» TASK: Write out the opening lines of the data word for word, up to and including the line with "const titleText = 'FACTORES", and leave every picture and every later line out.

============================================================

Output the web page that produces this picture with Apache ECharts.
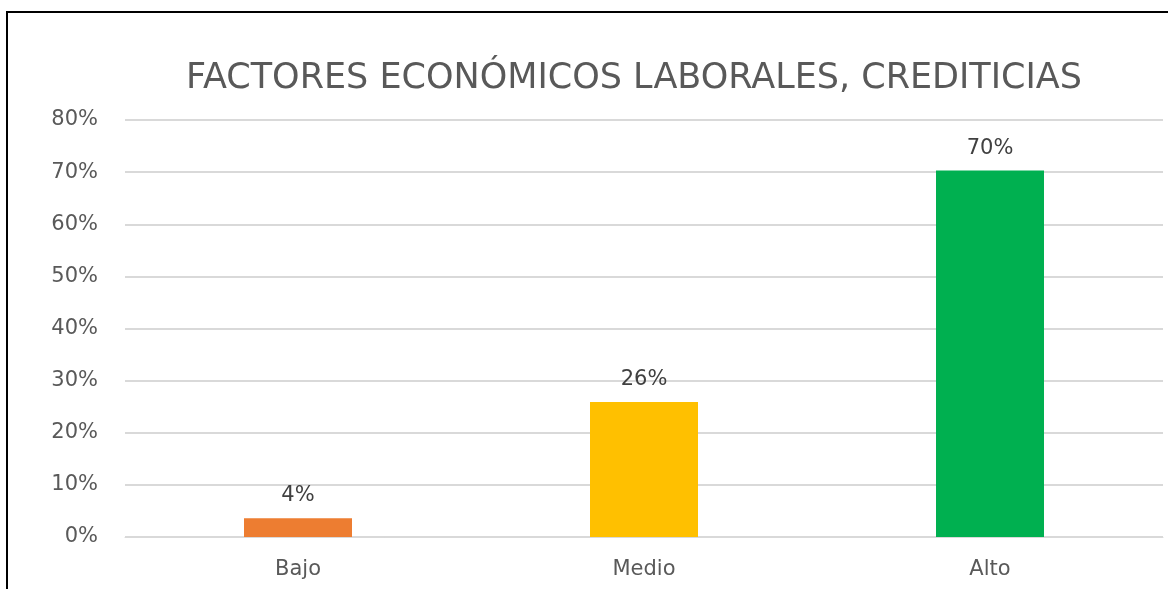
<!DOCTYPE html>
<html>
<head>
<meta charset="utf-8">
<script src="https://cdn.jsdelivr.net/npm/echarts@6/dist/echarts.min.js"></script>
<style>
html,body{margin:0;padding:0;background:#fff;}
#frame{position:absolute;left:0;top:0;width:1168px;height:589px;}
#border{position:absolute;left:6px;top:11px;width:1170px;height:600px;border-left:2px solid #000;border-top:2px solid #000;box-sizing:border-box;}
#chart{position:absolute;left:0;top:0;width:1168px;height:589px;}
</style>
</head>
<body>
<div id="frame">
<div id="border"></div>
<div id="chart"></div>
</div>
<script>
const categories = ['Bajo', 'Medio', 'Alto'];
const values = [3.6, 25.9, 70.3];
const colors = ['#ED7D31', '#FFC000', '#00B050'];
const yTicks = [0, 10, 20, 30, 40, 50, 60, 70, 80];
const titleText = 'FACTORES ECONÓMICOS LABORALES, CREDITICIAS';

const font = '"DejaVu Sans", "Noto Sans", sans-serif';
const chart = echarts.init(document.getElementById('chart'), null, {renderer: 'canvas'});
chart.setOption({
  backgroundColor: 'transparent',
  animation: false,
  title: {
    text: titleText,
    left: 629, top: 56, textAlign: 'center',
    textStyle: {fontFamily: font, fontSize: 35, fontWeight: 'normal', color: '#595959'}
  },
  grid: {left: 125, right: 5, top: 120, bottom: 52, containLabel: false},
  xAxis: {
    type: 'category',
    data: categories,
    axisLine: {show: true, lineStyle: {color: '#D9D9D9', width: 1}},
    axisTick: {show: false},
    axisLabel: {fontFamily: font, fontSize: 21, color: '#595959', margin: 22}
  },
  yAxis: {
    type: 'value',
    min: yTicks[0], max: yTicks[yTicks.length - 1], interval: 10,
    axisLine: {show: false},
    axisTick: {show: false},
    splitLine: {lineStyle: {color: '#D9D9D9', width: 2}},
    axisLabel: {fontFamily: font, fontSize: 21, color: '#595959', margin: 27,
      formatter: v => v + '%'}
  },
  series: [{
    type: 'bar',
    barWidth: 108,
    data: values.map((v, i) => ({value: v, itemStyle: {color: colors[i]}})),
    label: {
      show: true, position: 'top', distance: 12,
      fontFamily: font, fontSize: 21, color: '#404040',
      formatter: p => Math.round(p.value) + '%'
    }
  }]
});
</script>
</body>
</html>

============================================================

» THE SOLUTION:
Output the web page that produces this picture with Apache ECharts.
<!DOCTYPE html>
<html>
<head>
<meta charset="utf-8">
<script src="https://cdn.jsdelivr.net/npm/echarts@6/dist/echarts.min.js"></script>
<style>
html,body{margin:0;padding:0;background:#fff;}
#frame{position:absolute;left:0;top:0;width:1168px;height:589px;}
#border{position:absolute;left:6px;top:11px;width:1170px;height:600px;border-left:2px solid #000;border-top:2px solid #000;box-sizing:border-box;}
#chart{position:absolute;left:0;top:0;width:1168px;height:589px;}
</style>
</head>
<body>
<div id="frame">
<div id="border"></div>
<div id="chart"></div>
</div>
<script>
const categories = ['Bajo', 'Medio', 'Alto'];
const values = [3.6, 25.9, 70.3];
const colors = ['#ED7D31', '#FFC000', '#00B050'];
const yTicks = [0, 10, 20, 30, 40, 50, 60, 70, 80];
const titleText = 'FACTORES ECONÓMICOS LABORALES, CREDITICIAS';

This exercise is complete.